[begin SUPPLIED INFORMATION]

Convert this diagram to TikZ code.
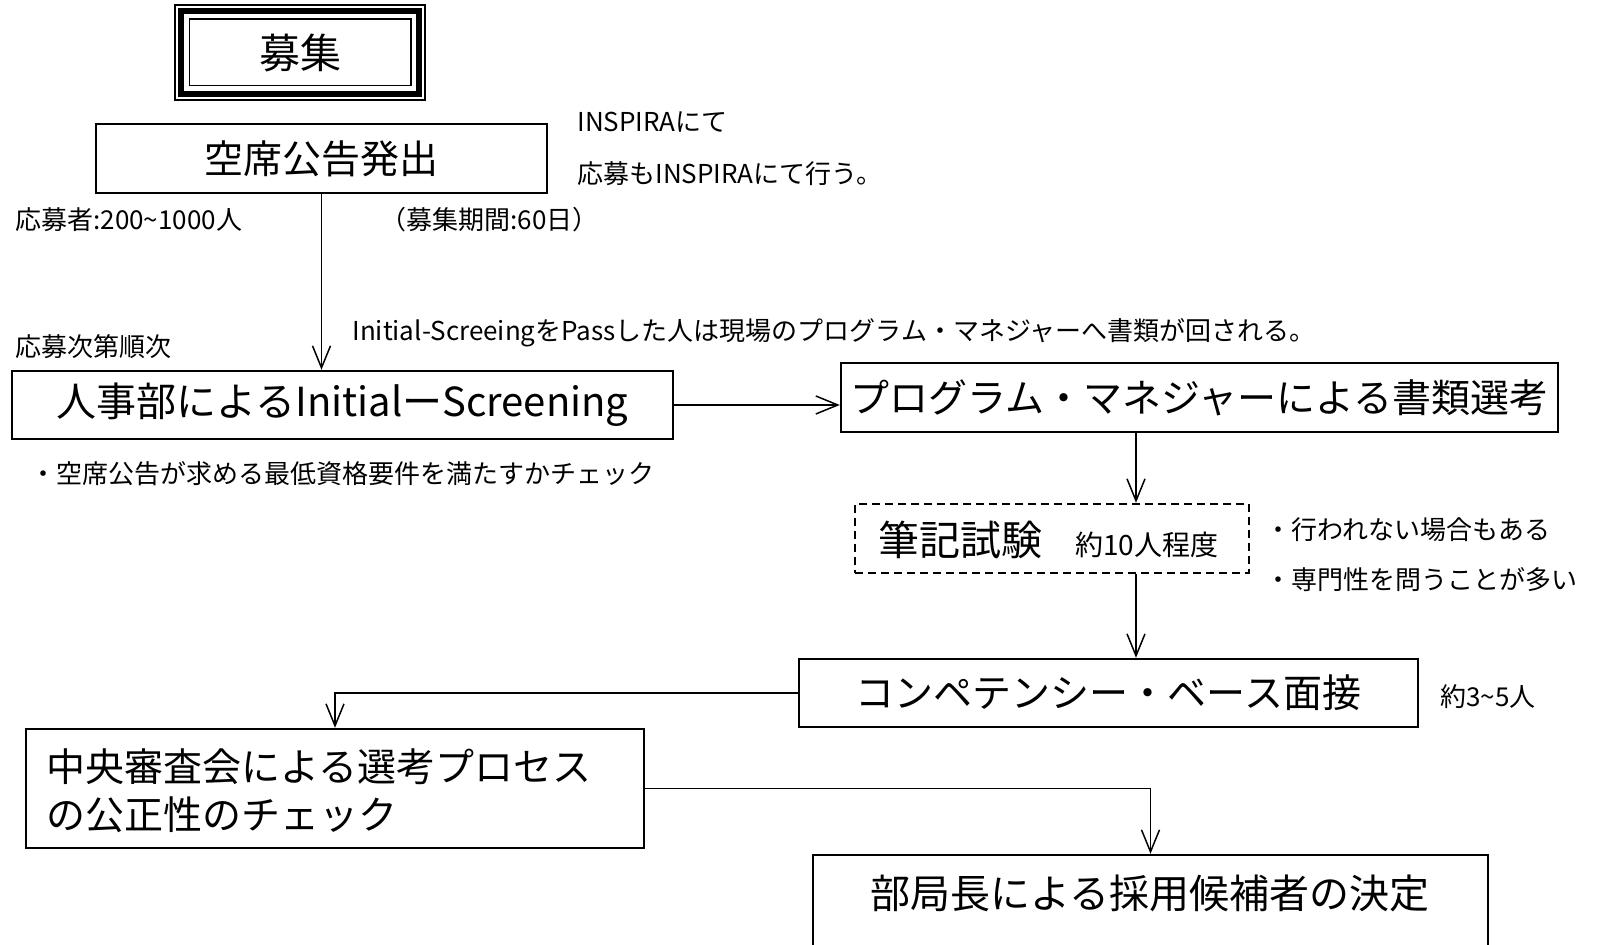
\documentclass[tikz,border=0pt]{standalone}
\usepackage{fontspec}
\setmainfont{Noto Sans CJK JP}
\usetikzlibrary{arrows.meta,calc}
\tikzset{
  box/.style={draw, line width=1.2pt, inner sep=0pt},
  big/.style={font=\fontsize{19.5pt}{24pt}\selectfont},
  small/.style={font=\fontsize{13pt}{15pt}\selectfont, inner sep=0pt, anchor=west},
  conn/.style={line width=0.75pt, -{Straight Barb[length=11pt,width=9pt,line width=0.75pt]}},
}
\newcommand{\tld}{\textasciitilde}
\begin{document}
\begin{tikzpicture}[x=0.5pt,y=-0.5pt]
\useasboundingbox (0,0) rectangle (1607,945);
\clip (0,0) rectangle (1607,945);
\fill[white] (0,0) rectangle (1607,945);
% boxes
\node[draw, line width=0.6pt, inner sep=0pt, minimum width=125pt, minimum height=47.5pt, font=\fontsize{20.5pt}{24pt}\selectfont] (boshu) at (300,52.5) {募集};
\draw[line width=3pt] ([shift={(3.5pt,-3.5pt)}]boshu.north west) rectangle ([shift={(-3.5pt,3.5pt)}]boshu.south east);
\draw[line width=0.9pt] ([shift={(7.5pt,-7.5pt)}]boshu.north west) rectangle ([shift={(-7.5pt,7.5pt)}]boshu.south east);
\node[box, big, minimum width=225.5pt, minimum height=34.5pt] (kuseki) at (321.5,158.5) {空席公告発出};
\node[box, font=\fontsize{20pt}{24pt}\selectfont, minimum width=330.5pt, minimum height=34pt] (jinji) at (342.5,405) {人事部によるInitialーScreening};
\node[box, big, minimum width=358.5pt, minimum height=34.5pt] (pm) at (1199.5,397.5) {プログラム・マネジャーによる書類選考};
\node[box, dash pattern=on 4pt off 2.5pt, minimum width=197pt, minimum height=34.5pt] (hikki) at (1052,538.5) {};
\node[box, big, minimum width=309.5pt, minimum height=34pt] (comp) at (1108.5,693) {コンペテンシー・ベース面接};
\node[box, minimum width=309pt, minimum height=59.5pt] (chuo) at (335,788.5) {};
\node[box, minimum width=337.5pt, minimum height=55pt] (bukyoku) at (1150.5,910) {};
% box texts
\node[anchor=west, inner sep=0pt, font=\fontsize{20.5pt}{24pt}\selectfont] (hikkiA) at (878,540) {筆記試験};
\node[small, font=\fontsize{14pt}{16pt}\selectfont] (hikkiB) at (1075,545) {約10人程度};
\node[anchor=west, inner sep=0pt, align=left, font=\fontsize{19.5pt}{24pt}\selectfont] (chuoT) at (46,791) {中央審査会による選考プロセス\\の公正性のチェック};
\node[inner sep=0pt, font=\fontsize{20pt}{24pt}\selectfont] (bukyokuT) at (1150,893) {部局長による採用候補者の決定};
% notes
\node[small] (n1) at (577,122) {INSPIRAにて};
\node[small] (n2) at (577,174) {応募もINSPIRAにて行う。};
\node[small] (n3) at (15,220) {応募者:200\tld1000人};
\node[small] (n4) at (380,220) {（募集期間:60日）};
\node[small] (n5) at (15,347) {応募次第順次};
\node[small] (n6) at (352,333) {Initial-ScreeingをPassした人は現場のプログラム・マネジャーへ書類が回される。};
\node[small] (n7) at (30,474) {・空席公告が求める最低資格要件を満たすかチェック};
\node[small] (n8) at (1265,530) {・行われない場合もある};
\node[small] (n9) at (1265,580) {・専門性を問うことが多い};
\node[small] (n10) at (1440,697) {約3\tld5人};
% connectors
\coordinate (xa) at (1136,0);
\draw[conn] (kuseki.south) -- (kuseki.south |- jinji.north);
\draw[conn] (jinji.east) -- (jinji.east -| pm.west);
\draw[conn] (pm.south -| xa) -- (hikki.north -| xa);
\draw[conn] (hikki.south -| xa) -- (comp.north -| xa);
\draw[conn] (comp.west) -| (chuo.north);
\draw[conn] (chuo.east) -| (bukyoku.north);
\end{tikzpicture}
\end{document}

[end SUPPLIED INFORMATION]
[begin SUPPLIED INFORMATION]

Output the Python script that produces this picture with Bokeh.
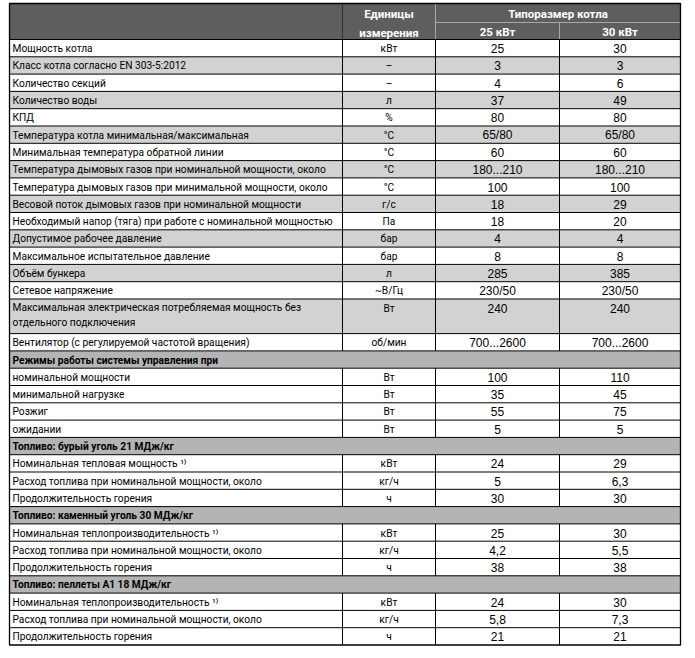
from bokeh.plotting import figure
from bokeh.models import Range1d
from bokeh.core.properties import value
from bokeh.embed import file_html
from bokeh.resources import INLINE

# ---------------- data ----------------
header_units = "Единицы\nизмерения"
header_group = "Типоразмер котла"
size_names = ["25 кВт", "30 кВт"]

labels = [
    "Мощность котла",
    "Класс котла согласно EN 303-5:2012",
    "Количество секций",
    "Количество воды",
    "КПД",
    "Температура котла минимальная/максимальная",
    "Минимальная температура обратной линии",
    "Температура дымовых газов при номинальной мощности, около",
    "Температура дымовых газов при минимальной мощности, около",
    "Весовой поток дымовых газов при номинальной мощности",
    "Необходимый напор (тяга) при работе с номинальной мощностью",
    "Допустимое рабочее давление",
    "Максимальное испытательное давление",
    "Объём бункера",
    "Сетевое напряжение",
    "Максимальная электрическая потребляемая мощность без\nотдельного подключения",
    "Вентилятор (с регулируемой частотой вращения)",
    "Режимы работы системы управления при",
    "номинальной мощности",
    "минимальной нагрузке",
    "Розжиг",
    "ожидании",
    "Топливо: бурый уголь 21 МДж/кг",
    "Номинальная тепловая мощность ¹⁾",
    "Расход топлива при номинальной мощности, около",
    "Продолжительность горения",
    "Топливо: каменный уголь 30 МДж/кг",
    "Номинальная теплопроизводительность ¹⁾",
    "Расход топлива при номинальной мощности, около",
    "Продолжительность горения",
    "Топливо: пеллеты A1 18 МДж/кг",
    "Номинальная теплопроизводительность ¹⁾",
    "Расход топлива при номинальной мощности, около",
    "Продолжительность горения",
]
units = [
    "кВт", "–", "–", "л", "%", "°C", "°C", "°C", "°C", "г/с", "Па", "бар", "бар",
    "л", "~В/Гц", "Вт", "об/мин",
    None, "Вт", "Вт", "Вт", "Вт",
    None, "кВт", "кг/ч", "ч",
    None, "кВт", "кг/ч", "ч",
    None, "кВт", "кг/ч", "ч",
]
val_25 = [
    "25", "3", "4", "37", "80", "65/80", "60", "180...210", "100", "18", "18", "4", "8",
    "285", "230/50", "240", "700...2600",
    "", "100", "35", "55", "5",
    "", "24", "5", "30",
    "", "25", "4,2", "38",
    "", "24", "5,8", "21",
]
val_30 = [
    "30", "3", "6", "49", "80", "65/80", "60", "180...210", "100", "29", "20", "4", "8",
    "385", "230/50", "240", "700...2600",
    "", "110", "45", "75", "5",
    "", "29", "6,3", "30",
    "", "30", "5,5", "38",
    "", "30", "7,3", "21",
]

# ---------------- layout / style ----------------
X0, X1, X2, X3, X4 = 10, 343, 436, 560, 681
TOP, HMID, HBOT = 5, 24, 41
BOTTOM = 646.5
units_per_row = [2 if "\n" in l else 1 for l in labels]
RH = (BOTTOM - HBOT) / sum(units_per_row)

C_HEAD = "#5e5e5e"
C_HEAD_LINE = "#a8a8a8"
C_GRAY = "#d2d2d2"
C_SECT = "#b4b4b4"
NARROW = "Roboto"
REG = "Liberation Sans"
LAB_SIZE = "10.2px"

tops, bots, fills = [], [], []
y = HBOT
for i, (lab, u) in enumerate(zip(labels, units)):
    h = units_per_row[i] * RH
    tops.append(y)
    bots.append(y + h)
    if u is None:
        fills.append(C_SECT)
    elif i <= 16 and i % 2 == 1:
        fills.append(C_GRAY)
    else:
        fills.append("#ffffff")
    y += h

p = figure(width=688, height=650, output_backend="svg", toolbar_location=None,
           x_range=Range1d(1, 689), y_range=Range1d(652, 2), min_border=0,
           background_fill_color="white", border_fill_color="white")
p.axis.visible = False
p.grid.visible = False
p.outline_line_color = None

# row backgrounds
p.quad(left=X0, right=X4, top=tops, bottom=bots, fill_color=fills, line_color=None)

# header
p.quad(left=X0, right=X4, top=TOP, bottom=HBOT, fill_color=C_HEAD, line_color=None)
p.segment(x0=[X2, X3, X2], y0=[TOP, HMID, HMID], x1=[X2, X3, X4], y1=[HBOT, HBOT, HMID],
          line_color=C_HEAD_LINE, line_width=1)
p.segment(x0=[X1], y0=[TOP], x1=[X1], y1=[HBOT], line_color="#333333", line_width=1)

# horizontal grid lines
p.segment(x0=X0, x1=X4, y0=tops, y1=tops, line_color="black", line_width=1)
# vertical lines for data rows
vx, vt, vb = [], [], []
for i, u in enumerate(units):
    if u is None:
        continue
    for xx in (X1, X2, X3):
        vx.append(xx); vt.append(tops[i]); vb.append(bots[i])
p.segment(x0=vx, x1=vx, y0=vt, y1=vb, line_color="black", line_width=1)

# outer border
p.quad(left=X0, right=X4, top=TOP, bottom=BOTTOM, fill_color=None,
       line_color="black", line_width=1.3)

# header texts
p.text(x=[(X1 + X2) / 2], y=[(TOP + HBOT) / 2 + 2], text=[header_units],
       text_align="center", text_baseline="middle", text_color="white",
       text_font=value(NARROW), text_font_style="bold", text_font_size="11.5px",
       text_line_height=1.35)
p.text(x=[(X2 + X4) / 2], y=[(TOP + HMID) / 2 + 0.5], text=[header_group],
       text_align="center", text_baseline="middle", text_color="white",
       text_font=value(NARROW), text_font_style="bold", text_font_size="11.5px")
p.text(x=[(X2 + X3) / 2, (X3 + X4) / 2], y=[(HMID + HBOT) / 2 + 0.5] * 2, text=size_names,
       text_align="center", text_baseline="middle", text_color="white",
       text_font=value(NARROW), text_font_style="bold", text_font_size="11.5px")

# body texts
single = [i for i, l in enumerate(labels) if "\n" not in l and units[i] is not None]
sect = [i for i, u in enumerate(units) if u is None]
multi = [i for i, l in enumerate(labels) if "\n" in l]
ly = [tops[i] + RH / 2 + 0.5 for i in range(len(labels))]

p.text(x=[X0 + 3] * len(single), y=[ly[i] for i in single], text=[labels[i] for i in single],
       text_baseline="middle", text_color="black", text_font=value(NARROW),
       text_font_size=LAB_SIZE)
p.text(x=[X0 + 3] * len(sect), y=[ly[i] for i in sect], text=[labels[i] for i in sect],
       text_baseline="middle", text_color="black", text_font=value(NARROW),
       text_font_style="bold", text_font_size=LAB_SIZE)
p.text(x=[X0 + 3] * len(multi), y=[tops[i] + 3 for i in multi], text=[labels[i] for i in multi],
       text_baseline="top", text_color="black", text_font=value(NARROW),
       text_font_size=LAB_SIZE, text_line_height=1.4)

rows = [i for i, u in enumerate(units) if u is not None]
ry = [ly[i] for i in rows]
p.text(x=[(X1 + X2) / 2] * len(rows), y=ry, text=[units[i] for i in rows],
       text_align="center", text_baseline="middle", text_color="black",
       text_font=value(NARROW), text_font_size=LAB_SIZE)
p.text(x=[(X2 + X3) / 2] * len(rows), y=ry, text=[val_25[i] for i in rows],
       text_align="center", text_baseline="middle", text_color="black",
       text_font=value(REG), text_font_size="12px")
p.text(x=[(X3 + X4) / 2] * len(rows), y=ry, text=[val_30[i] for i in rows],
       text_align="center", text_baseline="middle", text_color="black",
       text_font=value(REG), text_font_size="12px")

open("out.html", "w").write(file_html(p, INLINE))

[end SUPPLIED INFORMATION]

DIRECTIONS ▸ Reproduce exactly, and only, the lines from the one containing "Output the Python" through the one containing "from bokeh.resources import INLINE", including both; leave out any pictures.

RESULT FOR THIS EXERCISE ▸
Output the Python script that produces this picture with Bokeh.
from bokeh.plotting import figure
from bokeh.models import Range1d
from bokeh.core.properties import value
from bokeh.embed import file_html
from bokeh.resources import INLINE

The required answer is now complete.